By 1871 Bradshaw’s practice had outgrown the Nelson Street office and moved to 19 Silverwell Street where it still remains. In that year he was joined by his nephew John Bradshaw Gass, born in 1855 at Annan, Dumfriesshire, the son of George Pool Gass and his wife Alice who was Bradshaw’s sister. Gass was brought up in Bolton and educated privately. He then studied at Bolton School of Art and became a fine watercolourist, exhibiting at the Royal Academy from 1879: in his later years he was to travel North Africa, Asia and India in his search for subjects. After a short period as a teacher of mathematics and art, he was articled to his uncle, remaining with him as managing assistant from 1876 in parallel with Wallace. During that period he studied civil engineering at Owen’s College, Manchester from 1874 in order to equip himself for the predominantly industrial nature of the practice. He won the Ashbury Exhibition Prize in 1878 and was Art Prizeman in 1879.

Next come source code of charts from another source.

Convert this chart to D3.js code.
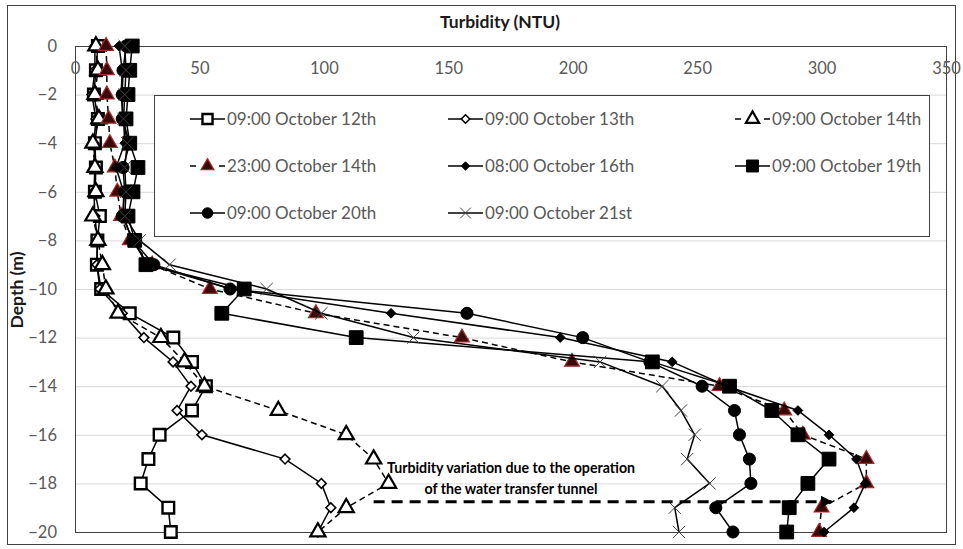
<!DOCTYPE html>
<html>
<head>
<meta charset="utf-8">
<script src="https://cdn.jsdelivr.net/npm/d3@7"></script>
<style>
  html, body { margin: 0; padding: 0; background: #fff; }
  svg { display: block; font-family: Lato, "Open Sans", sans-serif; }
</style>
</head>
<body>
<svg id="chart" width="963" height="549"></svg>
<script>
// Depth of each sample (m)
const depths = [0, -1, -2, -3, -4, -5, -6, -7, -8, -9, -10, -11, -12, -13, -14, -15, -16, -17, -18, -19, -20];

// Turbidity profiles (NTU), one value per depth
const oct12 = [9.2, 8.4, 7.6, 9.2, 8.0, 8.4, 8.0, 10.0, 9.0, 8.8, 10.5, 22.0, 39.5, 47.0, 52.6, 47.0, 34.0, 29.5, 26.4, 37.5, 38.5];
const oct13 = [8.0, 8.0, 6.8, 8.4, 7.6, 8.0, 7.6, 8.0, 9.0, 8.8, 10.0, 19.0, 27.7, 39.4, 46.6, 41.0, 51.0, 84.4, 99.0, 102.8, 97.6];
const oct14 = [8.4, 9.2, 8.0, 9.6, 7.2, 8.0, 8.4, 7.2, 9.2, 11.0, 12.4, 17.3, 34.5, 44.0, 52.0, 81.7, 109.0, 120.0, 126.0, 109.0, 97.6];
const oct14Night = [12.5, 12.8, 12.8, 13.5, 14.0, 16.0, 17.0, 18.5, 22.0, 31.0, 54.2, 96.8, 155.5, 199.7, 259.0, 285.0, 292.5, 318.0, 318.0, 300.0, 299.0];
const oct16 = [17.7, 19.0, 18.5, 19.5, 20.0, 16.5, 19.5, 19.5, 23.0, 29.5, 63.0, 127.0, 195.0, 240.0, 262.0, 290.5, 303.0, 314.0, 317.6, 313.0, 301.0];
const oct19 = [23.0, 22.0, 21.3, 20.5, 22.0, 25.3, 23.3, 21.3, 24.0, 28.5, 68.0, 59.0, 113.0, 232.0, 263.0, 280.0, 290.5, 303.0, 294.5, 287.0, 286.0];
const oct20 = [20.5, 19.3, 19.0, 19.0, 22.0, 19.3, 20.0, 19.0, 23.3, 31.7, 62.3, 157.5, 204.0, 231.0, 252.0, 265.0, 267.0, 271.0, 271.6, 257.5, 264.4];
const oct21 = [20.0, 20.5, 20.0, 19.5, 21.0, 20.0, 20.5, 20.0, 26.0, 38.0, 77.0, 99.0, 136.0, 211.0, 236.0, 243.5, 249.0, 246.0, 255.0, 241.0, 242.7];

const seriesNames = ["09:00 October 12th", "09:00 October 13th", "09:00 October 14th",
                     "23:00 October 14th", "08:00 October 16th", "09:00 October 19th",
                     "09:00 October 20th", "09:00 October 21st"];

const xTicks = [0, 50, 100, 150, 200, 250, 300, 350];
const yTicks = [0, -2, -4, -6, -8, -10, -12, -14, -16, -18, -20];

const xTitle = "Turbidity (NTU)";
const yTitle = "Depth (m)";
const noteLines = ["Turbidity variation due to the operation", "of the water transfer tunnel"];
// Arrow marks the shift at the tunnel depth: from, to (NTU) at depth (m)
const arrowFrom = 120, arrowTo = 304, arrowDepth = -18.75;

// ---- drawing ----
const svg = d3.select("#chart");
const plot = { left: 75, right: 946, top: 46, bottom: 532 };
const x = d3.scaleLinear().domain([0, 350]).range([plot.left, plot.right]);
const y = d3.scaleLinear().domain([0, -20]).range([plot.top, plot.bottom]);

// chart frame
svg.append("rect").attr("x", 7.5).attr("y", 5.5).attr("width", 948).attr("height", 539)
  .attr("fill", "#fff").attr("stroke", "#404040").attr("stroke-width", 1);

// horizontal gridlines
svg.append("g").selectAll("line").data(yTicks.filter(t => t !== 0 && t !== -20)).join("line")
  .attr("x1", plot.left).attr("x2", plot.right)
  .attr("y1", d => y(d) + 0.5).attr("y2", d => y(d) + 0.5)
  .attr("stroke", "#d9d9d9").attr("stroke-width", 1);

// plot border
svg.append("rect").attr("x", plot.left + 0.5).attr("y", plot.top + 0.5)
  .attr("width", plot.right - plot.left).attr("height", plot.bottom - plot.top)
  .attr("fill", "none").attr("stroke", "#404040").attr("stroke-width", 1);

// x axis along the top (depth 0)
const xAxis = d3.axisBottom(x).tickValues(xTicks).tickSize(0).tickPadding(16);
const gx = svg.append("g").attr("transform", `translate(0,${plot.top})`).call(xAxis);
gx.select(".domain").remove();
gx.selectAll("text").attr("fill", "#595959").style("font-size", "16.5px").style("font-family", "Lato, sans-serif");

// y axis
const yAxis = d3.axisLeft(y).tickValues(yTicks).tickSize(0).tickPadding(18).tickFormat(d3.format("d"));
const gy = svg.append("g").attr("transform", `translate(${plot.left},0)`).call(yAxis);
gy.select(".domain").remove();
gy.selectAll("text").attr("fill", "#595959").style("font-size", "16.5px").style("font-family", "Lato, sans-serif");

// axis titles
svg.append("text").attr("x", 500).attr("y", 28).attr("text-anchor", "middle")
  .style("font-size", "17.5px").style("font-weight", "bold").attr("fill", "#1a1a1a").text(xTitle);
svg.append("text").attr("transform", `translate(23,${290}) rotate(-90)`).attr("text-anchor", "middle")
  .style("font-size", "17.5px").style("font-weight", "bold").attr("fill", "#1a1a1a").text(yTitle);

// marker shapes
const sym = {
  openSquare:   { type: d3.symbolSquare,   size: 135, fill: "#fff", stroke: "#000", sw: 2.4 },
  openDiamond:  { type: d3.symbolDiamond2, size: 60,  fill: "#fff", stroke: "#000", sw: 1.6 },
  openTriangle: { type: d3.symbolTriangle, size: 100, fill: "#fff", stroke: "#000", sw: 2.2 },
  redTriangle:  { type: d3.symbolTriangle, size: 95,  fill: "#3a0a0a", stroke: "#a52a2a", sw: 1.2 },
  fillDiamond:  { type: d3.symbolDiamond2, size: 60,  fill: "#000", stroke: "#000", sw: 1 },
  fillSquare:   { type: d3.symbolSquare,   size: 190, fill: "#000", stroke: "#000", sw: 1 },
  circle:       { type: d3.symbolCircle,   size: 115, fill: "#000", stroke: "#000", sw: 1 },
  cross:        { type: d3.symbolX,        size: 100, fill: "none", stroke: "#404040", sw: 1 }
};

const series = [
  { name: seriesNames[0], values: oct12, marker: sym.openSquare, dash: null },
  { name: seriesNames[1], values: oct13, marker: sym.openDiamond, dash: null },
  { name: seriesNames[2], values: oct14, marker: sym.openTriangle, dash: "6,4" },
  { name: seriesNames[3], values: oct14Night, marker: sym.redTriangle, dash: "6,4" },
  { name: seriesNames[4], values: oct16, marker: sym.fillDiamond, dash: null },
  { name: seriesNames[5], values: oct19, marker: sym.fillSquare, dash: null },
  { name: seriesNames[6], values: oct20, marker: sym.circle, dash: null },
  { name: seriesNames[7], values: oct21, marker: sym.cross, dash: null }
];

const line = d3.line().x(d => x(d.v)).y(d => y(d.d));

function drawMarker(g, m, cx, cy) {
  g.append("path").attr("d", d3.symbol().type(m.type).size(m.size)())
    .attr("transform", `translate(${cx},${cy})`)
    .attr("fill", m.fill).attr("stroke", m.stroke).attr("stroke-width", m.sw);
}

const gSeries = svg.append("g");
series.forEach(s => {
  const pts = s.values.map((v, i) => ({ v, d: depths[i] }));
  const g = gSeries.append("g");
  g.append("path").datum(pts).attr("d", line).attr("fill", "none")
    .attr("stroke", "#000").attr("stroke-width", 1.5)
    .attr("stroke-dasharray", s.dash);
  pts.forEach(p => drawMarker(g, s.marker, x(p.v), y(p.d)));
});

// legend
const lg = svg.append("g");
lg.append("rect").attr("x", 154.5).attr("y", 95.5).attr("width", 775).attr("height", 141)
  .attr("fill", "#fff").attr("stroke", "#404040").attr("stroke-width", 1);
const legendCols = [190, 448, 735];
const legendRows = [119, 166, 213];
series.forEach((s, i) => {
  const lx = legendCols[i % 3], ly = legendRows[Math.floor(i / 3)];
  const g = lg.append("g");
  g.append("line").attr("x1", lx).attr("x2", lx + 35).attr("y1", ly).attr("y2", ly)
    .attr("stroke", "#000").attr("stroke-width", 1.5).attr("stroke-dasharray", s.dash ? "6,23,6" : null);
  const m = Object.assign({}, s.marker, { size: s.marker.size * 0.75 });
  drawMarker(g, m, lx + 17.5, ly);
  g.append("text").attr("x", lx + 37).attr("y", ly).attr("dy", "0.35em")
    .attr("fill", "#595959").style("font-size", "17px").text(s.name);
});

// annotation
svg.append("defs").append("marker").attr("id", "arrowhead")
  .attr("viewBox", "0 0 10 10").attr("refX", 9).attr("refY", 5)
  .attr("markerWidth", 4).attr("markerHeight", 4).attr("orient", "auto")
  .append("path").attr("d", "M0,0 L10,5 L0,10 z").attr("fill", "#000");
svg.append("line").attr("x1", x(arrowFrom)).attr("x2", x(arrowTo))
  .attr("y1", y(arrowDepth)).attr("y2", y(arrowDepth))
  .attr("stroke", "#000").attr("stroke-width", 3).attr("stroke-dasharray", "11,7")
  .attr("marker-end", "url(#arrowhead)");
const note = svg.append("text").attr("text-anchor", "middle")
  .style("font-size", "14.2px").style("font-weight", "bold").attr("fill", "#000");
noteLines.forEach((t, i) => {
  note.append("tspan").attr("x", 511).attr("y", 473 + i * 21).text(t);
});
</script>
</body>
</html>
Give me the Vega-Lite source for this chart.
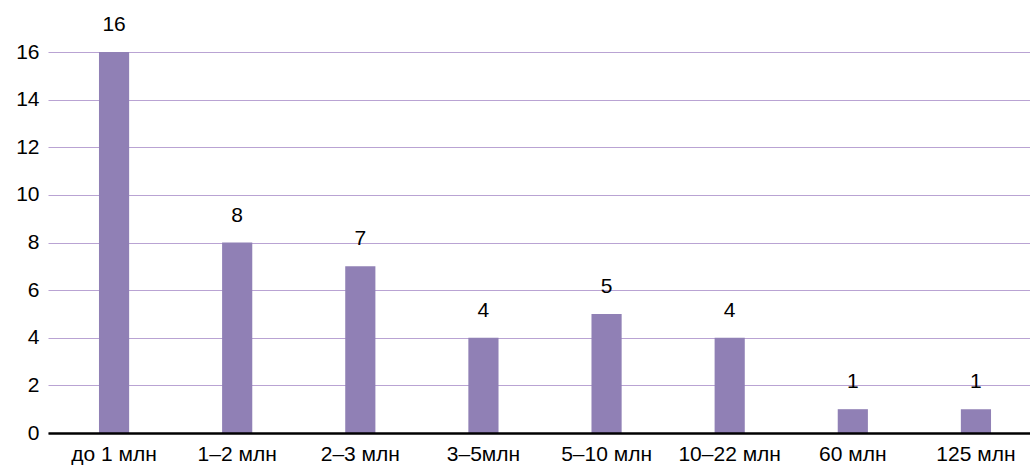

Gass then obtained a place in the office of George & Peto in London, enabling him to study at the Royal Academy Schools from July 1880. In the same year he made a study tour of Belgium, returning with superb measured drawings of the 15th and 16th century houses which had such a strong appeal for George. He passed the qualifying exam and was admitted ARIBA on 3 January 1881, his proposers being Arthur Cates, James Thomas Knowles and Octavius Hansard. His uncle then made him a partner, the practice title now being Bradshaw & Gass. Further study tours in France, Holland and Germany followed over the next few years, and in 1883 he won the Godwin Bursary. He took time out from the practice to undertake a study tour of New York, Boston, Philadelphia and Washington in 1885. In the course of it he visited the offices of H J Hardenburgh, R M Hunt, W Le Baron Jenney, H H Richardson and others, returning with a splendid collection of photographs of their work. This visit resulted in a number of papers given over the next decade, notably on the American methods of construction which were applied to the large number of four to six-storey warehouses and mills he built on his return: some of these had quite imaginative detail. He was admitted FRIBA in 1 March 1889, his proposers being Bradshaw, Knowles and William Alfred Royle: Bradshaw himself had been admitted only three years earlier on 18 January 1886, his proposers being Edward Graham Paley, Richard Knill Freeman and Ernest George.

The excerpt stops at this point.